Gene served on the NFWM for “two or three decades, give or take” across a variety of organizations, including time in Washington, DC where he was running the National Campaign for Agricultural Democracy and in Wisconsin in an urban ministry job. He returned to California at the request of Chris Hartmire, NFWM’s first executive director. Over his career, he also ran the FEMA emergency shelter board in Los Angeles and the Los Angeles Homeless Authority.

Gene isn’t afraid to stand up for what’s right – even if it means landing in jail. “Which arrest should I tell you about? There was the time…and then there was another time…” and so the conversation went, sharing moments when speaking truth to power didn’t always end up on the right side of law enforcement. From the time he was arrested for attempted murder when a wholesaler, fed up with his pleas to grocers not to buy California tablegrapes, used a large truck to force Gene to back into the wholesaler’s associate who was behind Gene’s car – all while police officers just happened to be parked near by (“it was a set up and thrown out by the prosecutors who knew it wasn’t attempted murder”) to the birthday he spent detained at a police station for leafletting on a sidewalk the store owner insisted was private property (“it wasn’t, the police concluded my position was right and the store manager was wrong”), Gene lived his commitment to standing with the farm workers.

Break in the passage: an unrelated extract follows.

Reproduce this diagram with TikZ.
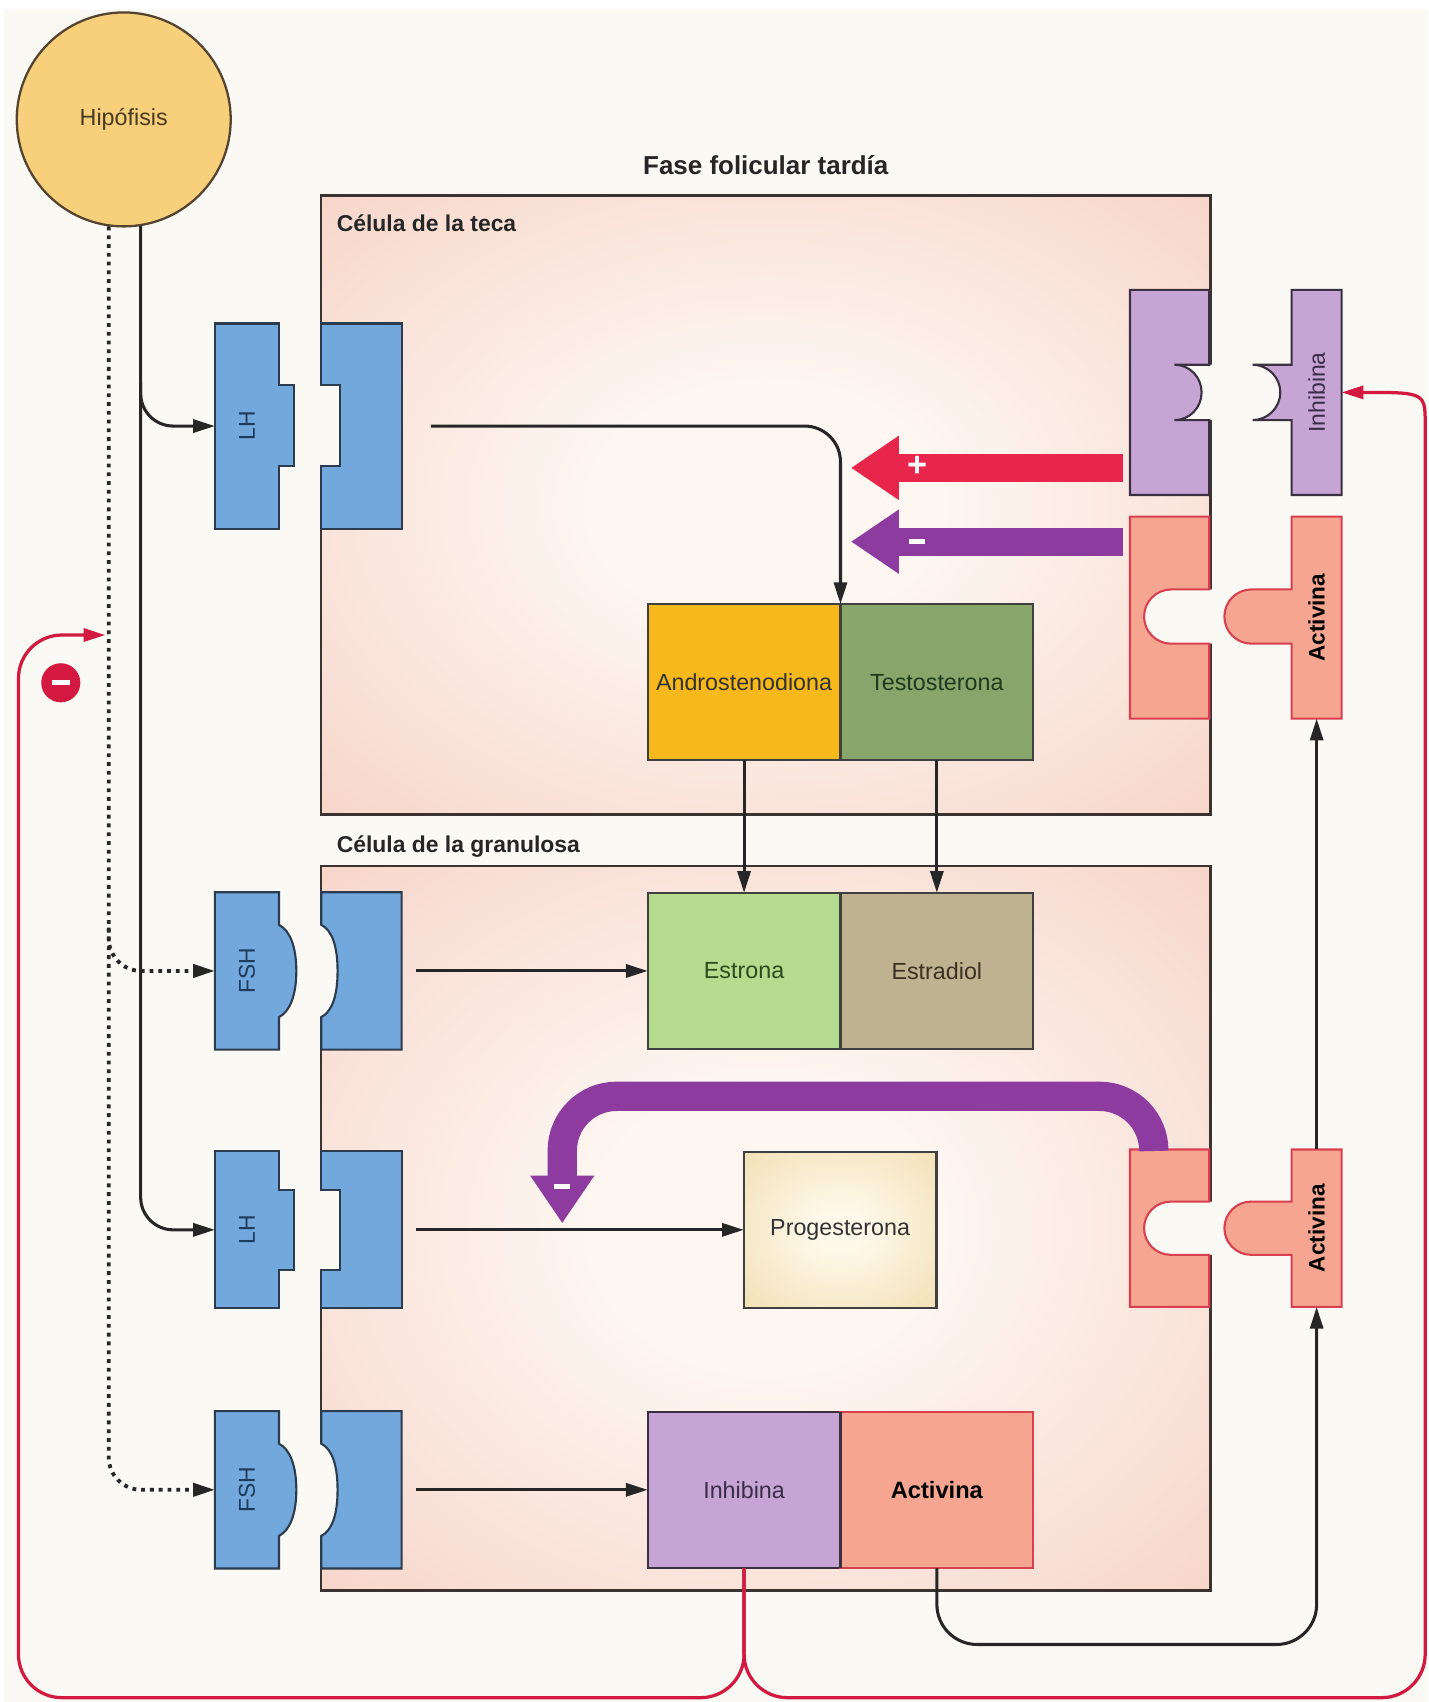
\documentclass[tikz,border=0pt]{standalone}
\usepackage{fontspec}
\setmainfont{Liberation Sans}
\usepackage{graphicx}
\usetikzlibrary{arrows.meta,positioning,calc}

\definecolor{bgpaper}{HTML}{FAF9F4}
\definecolor{cellin}{HTML}{FDF6F1}
\definecolor{cellout}{HTML}{F4C4B3}
\definecolor{cellline}{HTML}{3A3330}
\definecolor{rcpblue}{HTML}{72A8DC}
\definecolor{rcpedge}{HTML}{2C3C4E}
\definecolor{rcptext}{HTML}{1F3B5C}
\definecolor{hipofill}{HTML}{F8CF7B}
\definecolor{hipoline}{HTML}{554530}
\definecolor{hipotext}{HTML}{4A3A20}
\definecolor{androfill}{HTML}{F6B81A}
\definecolor{testofill}{HTML}{88A66C}
\definecolor{testotext}{HTML}{1E3A1C}
\definecolor{estronafill}{HTML}{B5DB8E}
\definecolor{estronatext}{HTML}{2C4A1E}
\definecolor{estradfill}{HTML}{BFB290}
\definecolor{estradtext}{HTML}{3A3222}
\definecolor{progein}{HTML}{FFF9EA}
\definecolor{progeout}{HTML}{ECD49C}
\definecolor{inhfill}{HTML}{C6A5D5}
\definecolor{inhline}{HTML}{3A3040}
\definecolor{inhtext}{HTML}{3A2C48}
\definecolor{actfill}{HTML}{F5A590}
\definecolor{actline}{HTML}{D8404F}
\definecolor{fbred}{HTML}{D3193F}
\definecolor{plusred}{HTML}{E8264B}
\definecolor{minuspurple}{HTML}{8E3B9F}

\pgfdeclareradialshading{cellglow}{\pgfpoint{0bp}{0bp}}{color(0bp)=(cellin); color(10bp)=(cellin); color(50bp)=(cellout)}
\pgfdeclareradialshading{progeglow}{\pgfpoint{0bp}{0bp}}{color(0bp)=(progein); color(6bp)=(progein); color(50bp)=(progeout)}

\tikzset{
  cellbox/.style={draw=cellline, line width=0.7pt, shading=cellglow, inner sep=0pt},
  celllbl/.style={font=\fontsize{6}{7}\selectfont\bfseries, text=black!85, inner sep=0pt},
  hormbox/.style={draw=black!75, line width=0.55pt, minimum width=1.775cm, minimum height=1.44cm,
    inner sep=0pt, outer sep=0pt, font=\fontsize{6.1}{7}\selectfont},
  bluepc/.style={fill=rcpblue, draw=rcpedge, line width=0.55pt},
  actpc/.style={fill=actfill, draw=actline, line width=0.55pt},
  inhpc/.style={fill=inhfill, draw=inhline, line width=0.55pt},
  gapfill/.style={fill=bgpaper},
  slot/.style={inner sep=0pt, outer sep=0pt, font=\fontsize{6}{7}\selectfont},
  thinarrow/.style={draw=black!85, line width=0.8pt, -{Triangle[length=0.2cm,width=0.12cm]}},
  dotarrow/.style={thinarrow, line width=1pt, dash pattern=on 1pt off 1.3pt},
  fbarrow/.style={draw=fbred, line width=0.85pt, -{Triangle[length=0.2cm,width=0.12cm]}},
  bigplus/.style={draw=plusred, line width=0.26cm, -{Triangle[length=0.44cm,width=0.56cm]}},
  bigminus/.style={draw=minuspurple, line width=0.26cm, -{Triangle[length=0.44cm,width=0.56cm]}},
  signlbl/.style={text=white, font=\fontsize{9}{9}\selectfont\bfseries, inner sep=0pt},
}

\begin{document}
\begin{tikzpicture}[x=0.01cm, y=-0.01cm]
\useasboundingbox (0,0) rectangle (1316,1568);
\fill[white] (0,0) rectangle (1316,1568);
\fill[bgpaper] (4,9) rectangle (1316,1568);

% cells
\node[cellbox, minimum width=8.19cm, minimum height=5.70cm] (theca) at (705.5,465) {};
\node[cellbox, minimum width=8.19cm, minimum height=6.67cm] (gran) at (705.5,1131.5) {};
\node[celllbl, anchor=west] (tecalbl) at ([xshift=0.15cm,yshift=-0.27cm]theca.north west) {Célula de la teca};
\node[celllbl, anchor=west] (granlbl) at ([xshift=0.15cm,yshift=0.17cm]gran.north west) {Célula de la granulosa};
\node[celllbl, font=\fontsize{6.8}{8}\selectfont\bfseries, anchor=south] (title) at ([yshift=0.17cm]theca.north) {Fase folicular tardía};

% hipofisis
\node[circle, draw=hipoline, fill=hipofill, line width=0.6pt, minimum size=1.97cm, inner sep=0pt,
  font=\fontsize{6.1}{7}\selectfont, text=hipotext] (hipo) at (114,110) {Hipófisis};

% hormones
\node[hormbox, fill=androfill, text=black!80] (andro) at (685.5,628.5) {Androstenodiona};
\node[hormbox, fill=testofill, text=testotext, right=0pt of andro] (testo) {Testosterona};
\node[hormbox, fill=estronafill, text=estronatext] (estrona) at (685.5,894.5) {Estrona};
\node[hormbox, fill=estradfill, text=estradtext, right=0pt of estrona] (estradiol) {Estradiol};
\node[hormbox, shading=progeglow, text=black!80] (proge) at (774,1133) {Progesterona};
\node[hormbox, fill=inhfill, draw=inhline, text=inhtext] (inhib) at (685.5,1372.5) {Inhibina};
\node[hormbox, fill=actfill, draw=actline, font=\fontsize{6.2}{7}\selectfont\bfseries, right=0pt of inhib] (activ) {Activina};
\draw[inhline, line width=0.55pt] (inhib.north east) -- (inhib.south east);

% LH / FSH pieces
\fill[gapfill] (293,355) rectangle (313,429);
\draw[bluepc] (198,298) -- (257,298) -- (257,355) -- (271,355) -- (271,429) -- (257,429) -- (257,487) -- (198,487) -- cycle;
\draw[bluepc] (296,298) -- (370,298) -- (370,487) -- (296,487) -- (296,429) -- (313,429) -- (313,355) -- (296,355) -- cycle;

\fill[gapfill] (293,852) -- (296,852) .. controls (306,857) and (311,872) .. (311,894.5) .. controls (311,917) and (306,932) .. (296,937) -- (293,937) -- cycle;
\draw[bluepc] (198,822) -- (257,822) -- (257,852) .. controls (267,857) and (273,872) .. (273,894.5) .. controls (273,917) and (267,932) .. (257,937) -- (257,967) -- (198,967) -- cycle;
\draw[bluepc] (296,822) -- (370,822) -- (370,967) -- (296,967) -- (296,937) .. controls (306,932) and (311,917) .. (311,894.5) .. controls (311,872) and (306,857) .. (296,852) -- cycle;

\fill[gapfill] (293,1096) rectangle (313,1170);
\draw[bluepc] (198,1060) -- (257,1060) -- (257,1096) -- (271,1096) -- (271,1170) -- (257,1170) -- (257,1205) -- (198,1205) -- cycle;
\draw[bluepc] (296,1060) -- (370,1060) -- (370,1205) -- (296,1205) -- (296,1170) -- (313,1170) -- (313,1096) -- (296,1096) -- cycle;

\fill[gapfill] (293,1330) -- (296,1330) .. controls (306,1335) and (311,1350) .. (311,1372.5) .. controls (311,1395) and (306,1410) .. (296,1415) -- (293,1415) -- cycle;
\draw[bluepc] (198,1300) -- (257,1300) -- (257,1330) .. controls (267,1335) and (273,1350) .. (273,1372.5) .. controls (273,1395) and (267,1410) .. (257,1415) -- (257,1445) -- (198,1445) -- cycle;
\draw[bluepc] (296,1300) -- (370,1300) -- (370,1445) -- (296,1445) -- (296,1415) .. controls (306,1410) and (311,1395) .. (311,1372.5) .. controls (311,1350) and (306,1335) .. (296,1330) -- cycle;

% inhibina / activina pieces
\fill[gapfill] (1082,336) -- (1117,336) -- (1117,387) -- (1082,387) .. controls (1096,387) and (1107,375.5) .. (1107,361.5) .. controls (1107,347.5) and (1096,336) .. (1082,336) -- cycle;
\draw[inhpc] (1041,267) -- (1114,267) -- (1114,336) -- (1082,336) .. controls (1096,336) and (1107,347.5) .. (1107,361.5) .. controls (1107,375.5) and (1096,387) .. (1082,387) -- (1114,387) -- (1114,456) -- (1041,456) -- cycle;
\draw[inhpc] (1190,267) -- (1236,267) -- (1236,456) -- (1190,456) -- (1190,387) -- (1154,387) .. controls (1168,387) and (1179.5,375.5) .. (1179.5,361.5) .. controls (1179.5,347.5) and (1168,336) .. (1154,336) -- (1190,336) -- cycle;

\fill[gapfill] (1117,543) -- (1079,543) .. controls (1065.2,543) and (1054,554.2) .. (1054,568) .. controls (1054,581.8) and (1065.2,593) .. (1079,593) -- (1117,593) -- cycle;
\draw[actpc] (1041,476) -- (1114,476) -- (1114,543) -- (1079,543) .. controls (1065.2,543) and (1054,554.2) .. (1054,568) .. controls (1054,581.8) and (1065.2,593) .. (1079,593) -- (1114,593) -- (1114,662) -- (1041,662) -- cycle;
\draw[actpc] (1190,476) -- (1236,476) -- (1236,662) -- (1190,662) -- (1190,593) -- (1153,593) .. controls (1139.2,593) and (1128,581.8) .. (1128,568) .. controls (1128,554.2) and (1139.2,543) .. (1153,543) -- (1190,543) -- cycle;

\fill[gapfill] (1117,1107) -- (1078.5,1107) .. controls (1065,1107) and (1054,1118) .. (1054,1131.5) .. controls (1054,1145) and (1065,1156) .. (1078.5,1156) -- (1117,1156) -- cycle;
\draw[actpc] (1041,1059) -- (1114,1059) -- (1114,1107) -- (1078.5,1107) .. controls (1065,1107) and (1054,1118) .. (1054,1131.5) .. controls (1054,1145) and (1065,1156) .. (1078.5,1156) -- (1114,1156) -- (1114,1204) -- (1041,1204) -- cycle;
\draw[actpc] (1190,1059) -- (1236,1059) -- (1236,1204) -- (1190,1204) -- (1190,1156) -- (1152.5,1156) .. controls (1139,1156) and (1128,1145) .. (1128,1131.5) .. controls (1128,1118) and (1139,1107) .. (1152.5,1107) -- (1190,1107) -- cycle;

% labels and anchors of the pieces
\node[slot, minimum width=0.59cm, minimum height=1.89cm, text=rcptext] (lh1) at (227.5,392.5) {\rotatebox{90}{LH}};
\node[slot, minimum width=0.74cm, minimum height=1.89cm] (rlh1) at (333,392.5) {};
\node[slot, minimum width=0.59cm, minimum height=1.45cm, text=rcptext] (fsh1) at (227.5,894.5) {\rotatebox{90}{FSH}};
\node[slot, minimum width=0.74cm, minimum height=1.45cm] (rfsh1) at (333,894.5) {};
\node[slot, minimum width=0.59cm, minimum height=1.45cm, text=rcptext] (lh2) at (227.5,1133) {\rotatebox{90}{LH}};
\node[slot, minimum width=0.74cm, minimum height=1.45cm] (rlh2) at (333,1133) {};
\node[slot, minimum width=0.59cm, minimum height=1.45cm, text=rcptext] (fsh2) at (227.5,1372.5) {\rotatebox{90}{FSH}};
\node[slot, minimum width=0.74cm, minimum height=1.45cm] (rfsh2) at (333,1372.5) {};
\node[slot, minimum width=0.46cm, minimum height=1.89cm, text=inhtext] (ilig) at (1213,361.5) {\rotatebox{90}{Inhibina}};
\node[slot, minimum width=0.73cm, minimum height=1.89cm] (irec) at (1077.5,361.5) {};
\node[slot, minimum width=0.46cm, minimum height=1.86cm, font=\fontsize{5.9}{7}\selectfont\bfseries] (alig1) at (1213,569) {\rotatebox{90}{Activina}};
\node[slot, minimum width=0.73cm, minimum height=1.86cm] (arec1) at (1077.5,569) {};
\node[slot, minimum width=0.46cm, minimum height=1.45cm, font=\fontsize{5.9}{7}\selectfont\bfseries] (alig2) at (1213,1131.5) {\rotatebox{90}{Activina}};
\node[slot, minimum width=0.73cm, minimum height=1.45cm] (arec2) at (1077.5,1131.5) {};

% hipofisis outputs
\draw[thinarrow, rounded corners=0.3cm] ($(hipo.-81 |- lh1.west)+(0,-40)$) |- (lh1.west);
\draw[thinarrow, rounded corners=0.3cm] (hipo.-81) |- (lh2.west);
\draw[dotarrow, rounded corners=0.3cm] ($(hipo.-98 |- fsh1.west)+(0,-40)$) |- (fsh1.west);
\draw[dotarrow, rounded corners=0.3cm] (hipo.-98) |- (fsh2.west);

% synthesis
\draw[thinarrow, rounded corners=0.33cm, shorten <=0.27cm] (rlh1.east) -| (andro.north east);
\draw[thinarrow] (andro.south) -- (estrona.north);
\draw[thinarrow] (testo.south) -- (estradiol.north);
\draw[thinarrow, shorten <=0.13cm] (rfsh1.east) -- (estrona.west);
\draw[thinarrow, shorten <=0.13cm] (rlh2.east) -- (proge.west);
\draw[thinarrow, shorten <=0.13cm] (rfsh2.east) -- (inhib.west);

% activina loop
\coordinate (actloop) at (0,1515);
\draw[thinarrow, rounded corners=0.37cm] (activ.south) -- (activ.south |- actloop) -- (alig2.south |- actloop) -- (alig2.south);
\draw[thinarrow] (alig2.north) -- (alig1.south);

% feedback of inhibina
\coordinate (fbfloor) at (0,1564);
\coordinate (fbleft) at (17,0);
\coordinate (fbright) at (1313,0);
\coordinate (fbtip) at (97,585);
\draw[fbarrow, rounded corners=0.4cm] (inhib.south) -- (inhib.south |- fbfloor) -- (fbleft |- fbfloor) -- (fbleft |- fbtip) -- (fbtip);
\draw[fbarrow, rounded corners=0.4cm] (inhib.south) -- (inhib.south |- fbfloor) -- (fbright |- fbfloor) -- ($(fbright |- ilig.east)+(0,70)$) .. controls (fbright |- ilig.east) .. (ilig.east);
\node[circle, fill=fbred, inner sep=0pt, minimum size=0.36cm] (fbminus) at (56,629) {\color{white}\rule{0.17cm}{0.05cm}};

% effects on the theca
\coordinate (plustip) at (784,431);
\coordinate (minustip) at (784,499);
\draw[bigplus, shorten <=0.06cm] (plustip -| irec.west) -- (plustip);
\draw[bigminus, shorten <=0.06cm] (minustip -| arec1.west) -- (minustip);
\node[signlbl] (plus) at (845,430) {+};
\node[inner sep=0pt] (minus1) at (845,499) {\color{white}\rule{0.15cm}{0.045cm}};

% activina on progesterona
\coordinate (purpbend) at (518,1010);
\coordinate (purptip) at (518,1127);
\draw[bigminus, line width=0.27cm, rounded corners=0.5cm] ([xshift=-0.145cm]arec2.north) |- (purpbend) -- (purptip);
\node[inner sep=0pt] (minus2) at (518,1093) {\color{white}\rule{0.15cm}{0.045cm}};
\end{tikzpicture}
\end{document}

But when asked about NFWM’s impact, he reflected not on the run-ins with law enforcement or violence, but on the intensity of the cooperation between protestant denominations and catholic religious orders to support the movement. “The fact that the membership of the board was by organization not by individuals, and the organizations whether denominations or catholic religious orders, were equal in standing, that was different. It was a working ecumenism that was focused on the chore at hand and had as a natural byproduct a reimagining of the proper relationship between a denomination and a catholic religious order.”

He also shared a special memory from a winter staff retreat during which they held a baptism for some of the staff’s children. “This [the NFWM] was experimental, grassroots and transparently cross denomination – and it was beautiful. One of my children was baptized in that setting. It might not have been regular but what a wonderful experience.”